Are there parallels between the recent political changes in Burma as well as the Arab Spring, and the velvet revolutions of the end of the 20th century, in your view?

Very good question. I was recently in Burma, I actually spoke to a group of politicians, NGOs, former dissidents, and so on, about lessons from the European transitions, and they were certainly interested and they drew their own conclusions.  So I think a couple of things: first of all, I think it is clearly true to say that 1989 established a new default model of revolution, supplanting the violent model of 1789.  That is to say, whether in Tunisia or Egypt or Burma, the default model, the first setting, is to try and do a non-violent revolution, try to do a velvet revolution.  Often it goes badly wrong, it doesn’t work as we have seen in many other countries of the so-called Arab Spring, most appallingly in Syria, but that’s where you start.  And that means a negotiated power transition. A negotiation spectacularly didn’t happen in Syria, but a negotiation is happening in Burma.

Secondly, the way to look at the European experience, which by the way is not just 1989, the European experience is everything from Portugal’s revolution of the carnations in 1974, which is arguably the first velvet revolution in Europe, all the way through to Ukraine’s orange revolution and perhaps beyond, so it’s a kind of 30-40 year toolkit and library of experience.

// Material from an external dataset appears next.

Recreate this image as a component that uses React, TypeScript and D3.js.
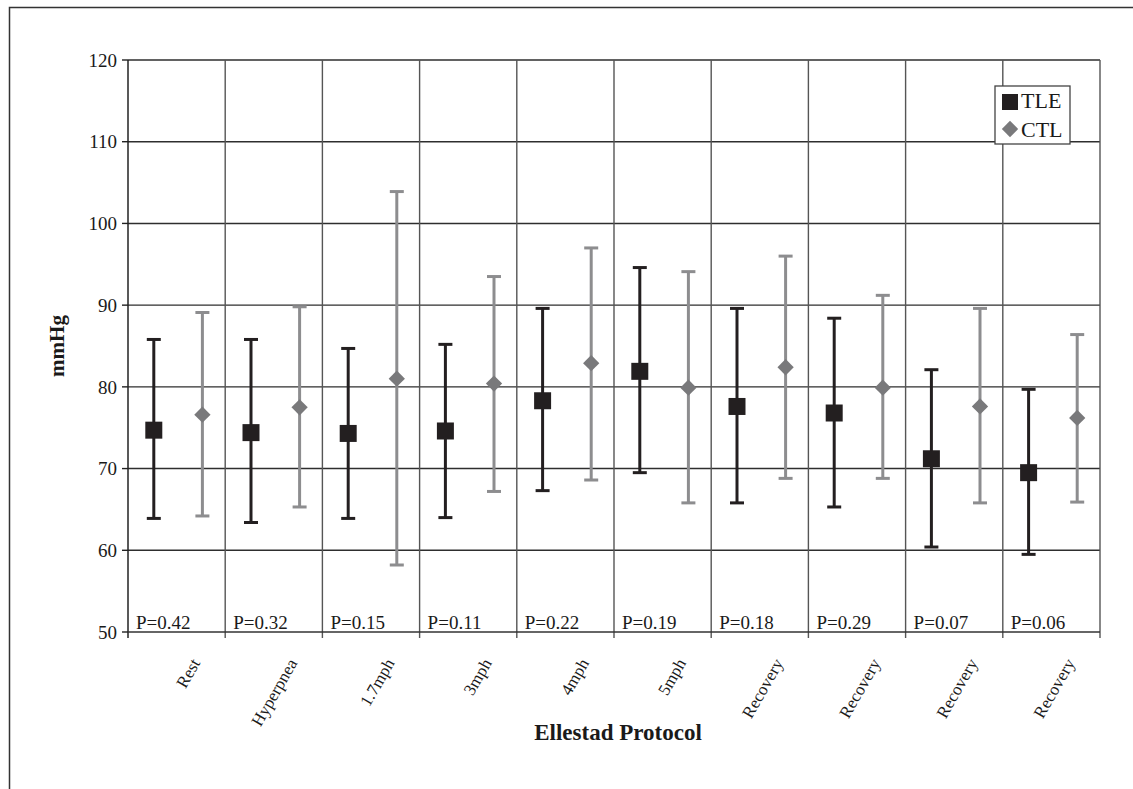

And that’s the way to think about it: we offer the library, we offer the toolkit, and then people in the countries themselves have to decide which tools are good for them, and which combination of tools.

The third thing to say is that, unfortunately, the regional context of all the European velvet revolutions, again from Portugal in 1974/5 all the way to Ukraine in 2004 is so important.  The fact that you had just next door a club of broadly speaking liberal democracies, working together for mutual benefit, looking attractive in many ways, economically and otherwise, which you have a sporting chance of joining, had enormous importance for the success of subsequent transitions. It is no accident that one of the great slogans of 1989 was “the return to Europe.” Not many people I met in Burma were talking about “the return to Asia”- that would be totally meaningless, there is no Asian Union to give that regional context and support.  And there’s precious little to give that context and support for the countries of the Arab spring and the European Union itself certainly isn’t offering them a prospect of membership. I fear that difference in the international context is very important indeed.

This interview was conducted by Alex Stark.  Alex is Features Editor and a director of e-IR’s editorial board.  She is currently studying for an MSc International Relations (Research) at the London School of Economics.